- **DATA SHOWN**:
━━━━━━━━━━━━━━━━━━━━━━━━━━━━━━

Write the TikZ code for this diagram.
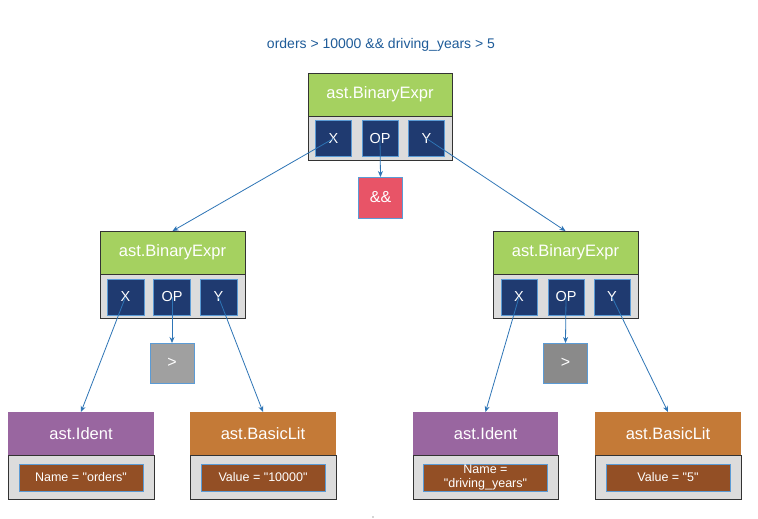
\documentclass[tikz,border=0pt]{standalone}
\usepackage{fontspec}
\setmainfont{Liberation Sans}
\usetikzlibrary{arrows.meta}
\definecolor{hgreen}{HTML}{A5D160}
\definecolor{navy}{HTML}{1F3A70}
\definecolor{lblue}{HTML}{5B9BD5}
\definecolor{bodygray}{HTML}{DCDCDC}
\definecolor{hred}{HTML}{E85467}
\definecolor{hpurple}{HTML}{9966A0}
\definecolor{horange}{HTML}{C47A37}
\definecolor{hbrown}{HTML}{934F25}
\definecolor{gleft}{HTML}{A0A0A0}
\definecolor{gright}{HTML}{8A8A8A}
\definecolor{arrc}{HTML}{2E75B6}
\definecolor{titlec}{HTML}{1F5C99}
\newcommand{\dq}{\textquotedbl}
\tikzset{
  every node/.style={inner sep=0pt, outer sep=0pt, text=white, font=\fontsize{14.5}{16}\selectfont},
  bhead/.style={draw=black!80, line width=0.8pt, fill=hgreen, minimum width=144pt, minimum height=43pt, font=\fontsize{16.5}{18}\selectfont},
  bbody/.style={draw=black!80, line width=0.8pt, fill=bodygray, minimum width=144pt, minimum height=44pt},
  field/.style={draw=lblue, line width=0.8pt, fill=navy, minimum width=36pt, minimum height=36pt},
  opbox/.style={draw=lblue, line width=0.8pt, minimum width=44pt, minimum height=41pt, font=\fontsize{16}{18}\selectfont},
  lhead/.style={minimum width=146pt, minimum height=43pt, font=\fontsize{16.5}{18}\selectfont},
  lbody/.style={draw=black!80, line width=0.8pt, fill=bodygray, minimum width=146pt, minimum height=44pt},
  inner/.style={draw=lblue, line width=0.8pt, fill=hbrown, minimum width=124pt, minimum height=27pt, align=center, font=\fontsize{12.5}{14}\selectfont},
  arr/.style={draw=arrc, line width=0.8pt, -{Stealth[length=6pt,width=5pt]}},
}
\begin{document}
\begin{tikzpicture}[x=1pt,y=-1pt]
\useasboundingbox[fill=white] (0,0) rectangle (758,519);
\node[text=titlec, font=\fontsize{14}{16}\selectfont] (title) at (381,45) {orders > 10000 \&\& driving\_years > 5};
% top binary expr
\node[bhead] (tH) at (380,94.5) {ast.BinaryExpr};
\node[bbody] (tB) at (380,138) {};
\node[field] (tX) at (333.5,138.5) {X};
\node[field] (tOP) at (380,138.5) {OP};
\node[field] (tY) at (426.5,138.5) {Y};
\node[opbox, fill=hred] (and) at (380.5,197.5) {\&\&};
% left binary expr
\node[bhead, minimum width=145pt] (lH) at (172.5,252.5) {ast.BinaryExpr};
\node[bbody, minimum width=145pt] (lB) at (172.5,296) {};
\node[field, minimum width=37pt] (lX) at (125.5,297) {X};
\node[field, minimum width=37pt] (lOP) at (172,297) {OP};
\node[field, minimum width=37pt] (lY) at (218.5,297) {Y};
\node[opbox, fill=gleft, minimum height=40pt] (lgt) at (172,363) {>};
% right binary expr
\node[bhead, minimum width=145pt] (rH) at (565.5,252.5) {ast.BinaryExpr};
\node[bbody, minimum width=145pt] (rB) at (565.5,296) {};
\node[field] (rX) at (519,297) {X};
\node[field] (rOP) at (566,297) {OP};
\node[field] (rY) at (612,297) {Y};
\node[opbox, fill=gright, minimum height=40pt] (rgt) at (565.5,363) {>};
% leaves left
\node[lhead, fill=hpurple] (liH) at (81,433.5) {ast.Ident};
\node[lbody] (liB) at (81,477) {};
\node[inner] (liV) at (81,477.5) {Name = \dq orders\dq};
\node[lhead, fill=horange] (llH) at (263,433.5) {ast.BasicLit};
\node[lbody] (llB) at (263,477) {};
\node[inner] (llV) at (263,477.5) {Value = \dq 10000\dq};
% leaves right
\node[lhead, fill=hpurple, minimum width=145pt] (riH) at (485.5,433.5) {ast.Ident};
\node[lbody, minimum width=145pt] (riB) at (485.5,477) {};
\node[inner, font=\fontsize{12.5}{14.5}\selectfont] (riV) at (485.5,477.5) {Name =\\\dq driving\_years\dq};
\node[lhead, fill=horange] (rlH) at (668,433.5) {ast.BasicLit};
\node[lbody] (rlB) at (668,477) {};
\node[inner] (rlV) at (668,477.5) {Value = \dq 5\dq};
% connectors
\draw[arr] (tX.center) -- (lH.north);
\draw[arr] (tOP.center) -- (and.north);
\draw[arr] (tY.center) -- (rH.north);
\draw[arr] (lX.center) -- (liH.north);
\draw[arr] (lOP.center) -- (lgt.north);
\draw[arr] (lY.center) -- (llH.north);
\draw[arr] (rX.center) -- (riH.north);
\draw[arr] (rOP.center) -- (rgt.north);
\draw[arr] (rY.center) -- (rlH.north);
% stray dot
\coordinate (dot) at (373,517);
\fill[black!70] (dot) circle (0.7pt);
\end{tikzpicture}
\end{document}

━━━━━━━━━━━━━━━━━━━━━━━━━━━━━━

Omit any images, then output the listing exactly.

- **EXERCISE ANSWER**:
Write the TikZ code for this diagram.
\documentclass[tikz,border=0pt]{standalone}
\usepackage{fontspec}
\setmainfont{Liberation Sans}
\usetikzlibrary{arrows.meta}
\definecolor{hgreen}{HTML}{A5D160}
\definecolor{navy}{HTML}{1F3A70}
\definecolor{lblue}{HTML}{5B9BD5}
\definecolor{bodygray}{HTML}{DCDCDC}
\definecolor{hred}{HTML}{E85467}
\definecolor{hpurple}{HTML}{9966A0}
\definecolor{horange}{HTML}{C47A37}
\definecolor{hbrown}{HTML}{934F25}
\definecolor{gleft}{HTML}{A0A0A0}
\definecolor{gright}{HTML}{8A8A8A}
\definecolor{arrc}{HTML}{2E75B6}
\definecolor{titlec}{HTML}{1F5C99}
\newcommand{\dq}{\textquotedbl}
\tikzset{
  every node/.style={inner sep=0pt, outer sep=0pt, text=white, font=\fontsize{14.5}{16}\selectfont},
  bhead/.style={draw=black!80, line width=0.8pt, fill=hgreen, minimum width=144pt, minimum height=43pt, font=\fontsize{16.5}{18}\selectfont},
  bbody/.style={draw=black!80, line width=0.8pt, fill=bodygray, minimum width=144pt, minimum height=44pt},
  field/.style={draw=lblue, line width=0.8pt, fill=navy, minimum width=36pt, minimum height=36pt},
  opbox/.style={draw=lblue, line width=0.8pt, minimum width=44pt, minimum height=41pt, font=\fontsize{16}{18}\selectfont},
  lhead/.style={minimum width=146pt, minimum height=43pt, font=\fontsize{16.5}{18}\selectfont},
  lbody/.style={draw=black!80, line width=0.8pt, fill=bodygray, minimum width=146pt, minimum height=44pt},
  inner/.style={draw=lblue, line width=0.8pt, fill=hbrown, minimum width=124pt, minimum height=27pt, align=center, font=\fontsize{12.5}{14}\selectfont},
  arr/.style={draw=arrc, line width=0.8pt, -{Stealth[length=6pt,width=5pt]}},
}
\begin{document}
\begin{tikzpicture}[x=1pt,y=-1pt]
\useasboundingbox[fill=white] (0,0) rectangle (758,519);
\node[text=titlec, font=\fontsize{14}{16}\selectfont] (title) at (381,45) {orders > 10000 \&\& driving\_years > 5};
% top binary expr
\node[bhead] (tH) at (380,94.5) {ast.BinaryExpr};
\node[bbody] (tB) at (380,138) {};
\node[field] (tX) at (333.5,138.5) {X};
\node[field] (tOP) at (380,138.5) {OP};
\node[field] (tY) at (426.5,138.5) {Y};
\node[opbox, fill=hred] (and) at (380.5,197.5) {\&\&};
% left binary expr
\node[bhead, minimum width=145pt] (lH) at (172.5,252.5) {ast.BinaryExpr};
\node[bbody, minimum width=145pt] (lB) at (172.5,296) {};
\node[field, minimum width=37pt] (lX) at (125.5,297) {X};
\node[field, minimum width=37pt] (lOP) at (172,297) {OP};
\node[field, minimum width=37pt] (lY) at (218.5,297) {Y};
\node[opbox, fill=gleft, minimum height=40pt] (lgt) at (172,363) {>};
% right binary expr
\node[bhead, minimum width=145pt] (rH) at (565.5,252.5) {ast.BinaryExpr};
\node[bbody, minimum width=145pt] (rB) at (565.5,296) {};
\node[field] (rX) at (519,297) {X};
\node[field] (rOP) at (566,297) {OP};
\node[field] (rY) at (612,297) {Y};
\node[opbox, fill=gright, minimum height=40pt] (rgt) at (565.5,363) {>};
% leaves left
\node[lhead, fill=hpurple] (liH) at (81,433.5) {ast.Ident};
\node[lbody] (liB) at (81,477) {};
\node[inner] (liV) at (81,477.5) {Name = \dq orders\dq};
\node[lhead, fill=horange] (llH) at (263,433.5) {ast.BasicLit};
\node[lbody] (llB) at (263,477) {};
\node[inner] (llV) at (263,477.5) {Value = \dq 10000\dq};
% leaves right
\node[lhead, fill=hpurple, minimum width=145pt] (riH) at (485.5,433.5) {ast.Ident};
\node[lbody, minimum width=145pt] (riB) at (485.5,477) {};
\node[inner, font=\fontsize{12.5}{14.5}\selectfont] (riV) at (485.5,477.5) {Name =\\\dq driving\_years\dq};
\node[lhead, fill=horange] (rlH) at (668,433.5) {ast.BasicLit};
\node[lbody] (rlB) at (668,477) {};
\node[inner] (rlV) at (668,477.5) {Value = \dq 5\dq};
% connectors
\draw[arr] (tX.center) -- (lH.north);
\draw[arr] (tOP.center) -- (and.north);
\draw[arr] (tY.center) -- (rH.north);
\draw[arr] (lX.center) -- (liH.north);
\draw[arr] (lOP.center) -- (lgt.north);
\draw[arr] (lY.center) -- (llH.north);
\draw[arr] (rX.center) -- (riH.north);
\draw[arr] (rOP.center) -- (rgt.north);
\draw[arr] (rY.center) -- (rlH.north);
% stray dot
\coordinate (dot) at (373,517);
\fill[black!70] (dot) circle (0.7pt);
\end{tikzpicture}
\end{document}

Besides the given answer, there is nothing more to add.